Repeat each entry as written and leave the images out of the copy.

#### EXTRACTED ENTRIES

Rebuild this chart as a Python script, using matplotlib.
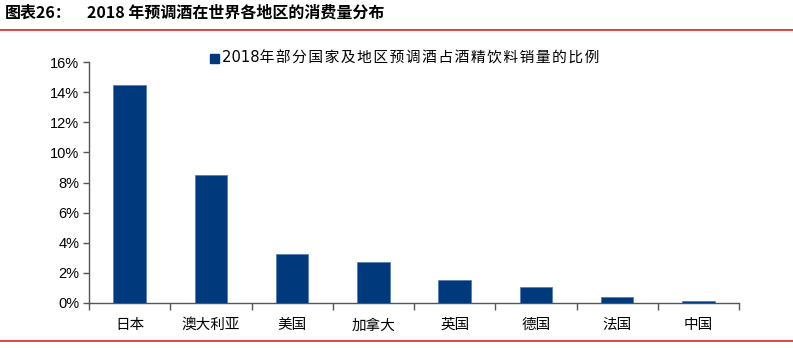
import matplotlib
matplotlib.use("Agg")
import matplotlib.pyplot as plt
from matplotlib.lines import Line2D
from matplotlib.patches import Rectangle

plt.rcParams['font.family'] = ['Noto Sans CJK SC', 'DejaVu Sans']

categories = ["日本", "澳大利亚", "美国", "加拿大", "英国", "德国", "法国", "中国"]
share = [14.45, 8.5, 3.25, 2.7, 1.52, 1.03, 0.37, 0.14]
y_ticks = [0, 2, 4, 6, 8, 10, 12, 14, 16]
y_tick_labels = [f"{v}%" for v in y_ticks]
series_name = "2018年部分国家及地区预调酒占酒精饮料销量的比例"
title_prefix = "图表26："
title_text = "2018 年预调酒在世界各地区的消费量分布"

bar_color = "#003A7C"
red = "#D8261E"
axis_color = "#555555"

fig = plt.figure(figsize=(7.93, 3.48), dpi=100)
ax = fig.add_axes([89 / 793, 45 / 348, 650 / 793, 241 / 348])

x = list(range(len(categories)))
ax.bar(x, share, width=0.4, color=bar_color, edgecolor="#4F78B0", linewidth=0.5,
       label=series_name, zorder=3)

ax.set_xlim(-0.5, len(categories) - 0.5)
ax.set_ylim(0, 16)
ax.set_yticks(y_ticks)
ax.set_yticklabels(y_tick_labels, family="Liberation Sans", fontsize=10.5)
ax.set_xticks(x)
ax.set_xticklabels(categories, fontsize=10.5)
ax.set_xticks([i - 0.5 for i in range(len(categories) + 1)], minor=True)
ax.tick_params(axis="x", which="major", length=0, pad=11)
ax.tick_params(axis="x", which="minor", length=5, width=1, color=axis_color, direction="out")
ax.tick_params(axis="y", length=4, width=1, color=axis_color, pad=3)

for side in ("top", "right"):
    ax.spines[side].set_visible(False)
for side in ("left", "bottom"):
    ax.spines[side].set_color(axis_color)
    ax.spines[side].set_linewidth(1)

# legend: small square swatch with a letter-spaced label
label_spaced = "\u200a".join(series_name[4:])
fig.patches.append(Rectangle((210 / 793, 1 - 63 / 348), 9 / 793, 9 / 348,
                             transform=fig.transFigure, color=bar_color))
fig.text(222 / 793, 1 - 58.5 / 348, "2018" + label_spaced, fontsize=10.6,
         va="center", ha="left", family=["DejaVu Sans", "Noto Sans CJK SC"])

# header with red rules
fig.text(5 / 793, 1 - 13 / 348, title_prefix, fontsize=11.5, fontweight="bold",
         va="center", ha="left")
fig.text(87 / 793, 1 - 13 / 348, title_text, fontsize=11.5, fontweight="bold",
         va="center", ha="left")
fig.add_artist(Line2D([0, 1], [1 - 29.5 / 348, 1 - 29.5 / 348], transform=fig.transFigure,
                      color=red, linewidth=1.2))
fig.add_artist(Line2D([0, 1], [1 - 340.5 / 348, 1 - 340.5 / 348], transform=fig.transFigure,
                      color=red, linewidth=1.2))

fig.savefig("out.png", dpi=100)
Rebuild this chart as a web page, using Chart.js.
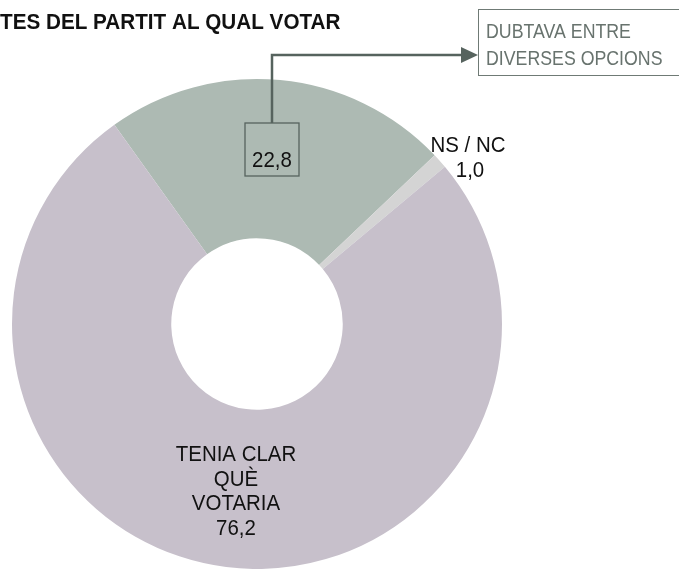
<!DOCTYPE html>
<html>
<head>
<meta charset="utf-8">
<script src="https://cdn.jsdelivr.net/npm/chart.js@4"></script>
<style>
  body { margin: 0; background: #fff; }
  #wrap { width: 679px; height: 569px; overflow: hidden; }
</style>
</head>
<body>
<div id="wrap"><canvas id="chart" width="679" height="569"></canvas></div>
<script>
// dades del gràfic
const categories = ["DUBTAVA ENTRE DIVERSES OPCIONS", "NS / NC", "TENIA CLAR QUÈ VOTARIA"];
const values = [22.8, 1.0, 76.2];
const valueLabels = ["22,8", "1,0", "76,2"];
const sliceColors = ["#adbab3", "#d4d4d4", "#c7c0cb"];
const titleText = "TES DEL PARTIT AL QUAL VOTAR";
const calloutLines = ["DUBTAVA ENTRE", "DIVERSES OPCIONS"];
const mainLabelLines = ["TENIA CLAR", "QUÈ", "VOTARIA"];

const lineColor = "#56635e";

// text una mica estret, com l'Arial de l'original
function drawText(ctx, text, x, y, size, sx, bold, align) {
  ctx.save();
  ctx.translate(x, y);
  ctx.scale(sx, 1);
  ctx.font = (bold ? "bold " : "") + size + "px 'Liberation Sans', Arial, sans-serif";
  ctx.textAlign = align;
  ctx.textBaseline = "alphabetic";
  ctx.fillText(text, 0, 0);
  ctx.restore();
}

// dibuixa títol, etiquetes i la fletxa cap al requadre
const labelsPlugin = {
  id: "labels",
  afterDraw(chart) {
    const ctx = chart.ctx;
    const arc = chart.getDatasetMeta(0).data[0];
    const cx = arc.x;
    const cy = arc.y;

    ctx.save();
    ctx.fillStyle = "#111";
    drawText(ctx, titleText, 0, 29, 22, 0.94, true, "left");

    // requadre "22,8"
    ctx.strokeStyle = lineColor;
    ctx.lineWidth = 1.3;
    ctx.strokeRect(cx - 12, cy - 201, 54, 53);
    ctx.fillStyle = "#111";
    drawText(ctx, valueLabels[0], cx + 15, cy - 157, 22, 0.93, false, "center");

    // fletxa
    ctx.lineWidth = 2.5;
    ctx.beginPath();
    ctx.moveTo(cx + 15, cy - 201);
    ctx.lineTo(cx + 15, cy - 269);
    ctx.lineTo(cx + 206, cy - 269);
    ctx.stroke();
    ctx.fillStyle = lineColor;
    ctx.beginPath();
    ctx.moveTo(cx + 204, cy - 277);
    ctx.lineTo(cx + 221, cy - 269);
    ctx.lineTo(cx + 204, cy - 261);
    ctx.closePath();
    ctx.fill();

    // requadre de la dreta
    ctx.lineWidth = 1;
    ctx.strokeStyle = "#6f7a75";
    ctx.strokeRect(478.5, 9.5, 240, 66);
    ctx.fillStyle = "#68736e";
    drawText(ctx, calloutLines[0], 486, 38, 19.5, 0.91, false, "left");
    drawText(ctx, calloutLines[1], 486, 65, 19.5, 0.91, false, "left");

    // NS / NC
    ctx.fillStyle = "#111";
    drawText(ctx, categories[1], cx + 211, cy - 172, 22, 0.93, false, "center");
    drawText(ctx, valueLabels[1], cx + 213, cy - 147, 22, 0.93, false, "center");

    // etiqueta principal
    const lines = mainLabelLines.concat([valueLabels[2]]);
    lines.forEach((t, i) => {
      drawText(ctx, t, cx - 21, cy + 137 + i * 24.5, 22, 0.93, false, "center");
    });
    ctx.restore();
  },
};

new Chart(document.getElementById("chart"), {
  type: "doughnut",
  data: {
    labels: categories,
    datasets: [
      {
        data: values,
        backgroundColor: sliceColors,
        borderWidth: 0,
        hoverOffset: 0,
      },
    ],
  },
  options: {
    responsive: false,
    animation: false,
    cutout: "35%",
    rotation: -35.6,
    layout: {
      padding: { left: 11.5, right: 176.5, top: 79, bottom: -1.5 },
    },
    plugins: {
      legend: { display: false },
      tooltip: { enabled: false },
    },
  },
  plugins: [labelsPlugin],
});
</script>
</body>
</html>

########

* [TASK ANSWER]
Rebuild this chart as a Python script, using matplotlib.
import matplotlib
matplotlib.use("Agg")
import matplotlib.pyplot as plt
from matplotlib.lines import Line2D
from matplotlib.patches import Rectangle

plt.rcParams['font.family'] = ['Noto Sans CJK SC', 'DejaVu Sans']

categories = ["日本", "澳大利亚", "美国", "加拿大", "英国", "德国", "法国", "中国"]
share = [14.45, 8.5, 3.25, 2.7, 1.52, 1.03, 0.37, 0.14]
y_ticks = [0, 2, 4, 6, 8, 10, 12, 14, 16]
y_tick_labels = [f"{v}%" for v in y_ticks]
series_name = "2018年部分国家及地区预调酒占酒精饮料销量的比例"
title_prefix = "图表26："
title_text = "2018 年预调酒在世界各地区的消费量分布"

bar_color = "#003A7C"
red = "#D8261E"
axis_color = "#555555"

fig = plt.figure(figsize=(7.93, 3.48), dpi=100)
ax = fig.add_axes([89 / 793, 45 / 348, 650 / 793, 241 / 348])

x = list(range(len(categories)))
ax.bar(x, share, width=0.4, color=bar_color, edgecolor="#4F78B0", linewidth=0.5,
       label=series_name, zorder=3)

ax.set_xlim(-0.5, len(categories) - 0.5)
ax.set_ylim(0, 16)
ax.set_yticks(y_ticks)
ax.set_yticklabels(y_tick_labels, family="Liberation Sans", fontsize=10.5)
ax.set_xticks(x)
ax.set_xticklabels(categories, fontsize=10.5)
ax.set_xticks([i - 0.5 for i in range(len(categories) + 1)], minor=True)
ax.tick_params(axis="x", which="major", length=0, pad=11)
ax.tick_params(axis="x", which="minor", length=5, width=1, color=axis_color, direction="out")
ax.tick_params(axis="y", length=4, width=1, color=axis_color, pad=3)

for side in ("top", "right"):
    ax.spines[side].set_visible(False)
for side in ("left", "bottom"):
    ax.spines[side].set_color(axis_color)
    ax.spines[side].set_linewidth(1)

# legend: small square swatch with a letter-spaced label
label_spaced = "\u200a".join(series_name[4:])
fig.patches.append(Rectangle((210 / 793, 1 - 63 / 348), 9 / 793, 9 / 348,
                             transform=fig.transFigure, color=bar_color))
fig.text(222 / 793, 1 - 58.5 / 348, "2018" + label_spaced, fontsize=10.6,
         va="center", ha="left", family=["DejaVu Sans", "Noto Sans CJK SC"])

# header with red rules
fig.text(5 / 793, 1 - 13 / 348, title_prefix, fontsize=11.5, fontweight="bold",
         va="center", ha="left")
fig.text(87 / 793, 1 - 13 / 348, title_text, fontsize=11.5, fontweight="bold",
         va="center", ha="left")
fig.add_artist(Line2D([0, 1], [1 - 29.5 / 348, 1 - 29.5 / 348], transform=fig.transFigure,
                      color=red, linewidth=1.2))
fig.add_artist(Line2D([0, 1], [1 - 340.5 / 348, 1 - 340.5 / 348], transform=fig.transFigure,
                      color=red, linewidth=1.2))

fig.savefig("out.png", dpi=100)
Rebuild this chart as a web page, using Chart.js.
<!DOCTYPE html>
<html>
<head>
<meta charset="utf-8">
<script src="https://cdn.jsdelivr.net/npm/chart.js@4"></script>
<style>
  body { margin: 0; background: #fff; }
  #wrap { width: 679px; height: 569px; overflow: hidden; }
</style>
</head>
<body>
<div id="wrap"><canvas id="chart" width="679" height="569"></canvas></div>
<script>
// dades del gràfic
const categories = ["DUBTAVA ENTRE DIVERSES OPCIONS", "NS / NC", "TENIA CLAR QUÈ VOTARIA"];
const values = [22.8, 1.0, 76.2];
const valueLabels = ["22,8", "1,0", "76,2"];
const sliceColors = ["#adbab3", "#d4d4d4", "#c7c0cb"];
const titleText = "TES DEL PARTIT AL QUAL VOTAR";
const calloutLines = ["DUBTAVA ENTRE", "DIVERSES OPCIONS"];
const mainLabelLines = ["TENIA CLAR", "QUÈ", "VOTARIA"];

const lineColor = "#56635e";

// text una mica estret, com l'Arial de l'original
function drawText(ctx, text, x, y, size, sx, bold, align) {
  ctx.save();
  ctx.translate(x, y);
  ctx.scale(sx, 1);
  ctx.font = (bold ? "bold " : "") + size + "px 'Liberation Sans', Arial, sans-serif";
  ctx.textAlign = align;
  ctx.textBaseline = "alphabetic";
  ctx.fillText(text, 0, 0);
  ctx.restore();
}

// dibuixa títol, etiquetes i la fletxa cap al requadre
const labelsPlugin = {
  id: "labels",
  afterDraw(chart) {
    const ctx = chart.ctx;
    const arc = chart.getDatasetMeta(0).data[0];
    const cx = arc.x;
    const cy = arc.y;

    ctx.save();
    ctx.fillStyle = "#111";
    drawText(ctx, titleText, 0, 29, 22, 0.94, true, "left");

    // requadre "22,8"
    ctx.strokeStyle = lineColor;
    ctx.lineWidth = 1.3;
    ctx.strokeRect(cx - 12, cy - 201, 54, 53);
    ctx.fillStyle = "#111";
    drawText(ctx, valueLabels[0], cx + 15, cy - 157, 22, 0.93, false, "center");

    // fletxa
    ctx.lineWidth = 2.5;
    ctx.beginPath();
    ctx.moveTo(cx + 15, cy - 201);
    ctx.lineTo(cx + 15, cy - 269);
    ctx.lineTo(cx + 206, cy - 269);
    ctx.stroke();
    ctx.fillStyle = lineColor;
    ctx.beginPath();
    ctx.moveTo(cx + 204, cy - 277);
    ctx.lineTo(cx + 221, cy - 269);
    ctx.lineTo(cx + 204, cy - 261);
    ctx.closePath();
    ctx.fill();

    // requadre de la dreta
    ctx.lineWidth = 1;
    ctx.strokeStyle = "#6f7a75";
    ctx.strokeRect(478.5, 9.5, 240, 66);
    ctx.fillStyle = "#68736e";
    drawText(ctx, calloutLines[0], 486, 38, 19.5, 0.91, false, "left");
    drawText(ctx, calloutLines[1], 486, 65, 19.5, 0.91, false, "left");

    // NS / NC
    ctx.fillStyle = "#111";
    drawText(ctx, categories[1], cx + 211, cy - 172, 22, 0.93, false, "center");
    drawText(ctx, valueLabels[1], cx + 213, cy - 147, 22, 0.93, false, "center");

    // etiqueta principal
    const lines = mainLabelLines.concat([valueLabels[2]]);
    lines.forEach((t, i) => {
      drawText(ctx, t, cx - 21, cy + 137 + i * 24.5, 22, 0.93, false, "center");
    });
    ctx.restore();
  },
};

new Chart(document.getElementById("chart"), {
  type: "doughnut",
  data: {
    labels: categories,
    datasets: [
      {
        data: values,
        backgroundColor: sliceColors,
        borderWidth: 0,
        hoverOffset: 0,
      },
    ],
  },
  options: {
    responsive: false,
    animation: false,
    cutout: "35%",
    rotation: -35.6,
    layout: {
      padding: { left: 11.5, right: 176.5, top: 79, bottom: -1.5 },
    },
    plugins: {
      legend: { display: false },
      tooltip: { enabled: false },
    },
  },
  plugins: [labelsPlugin],
});
</script>
</body>
</html>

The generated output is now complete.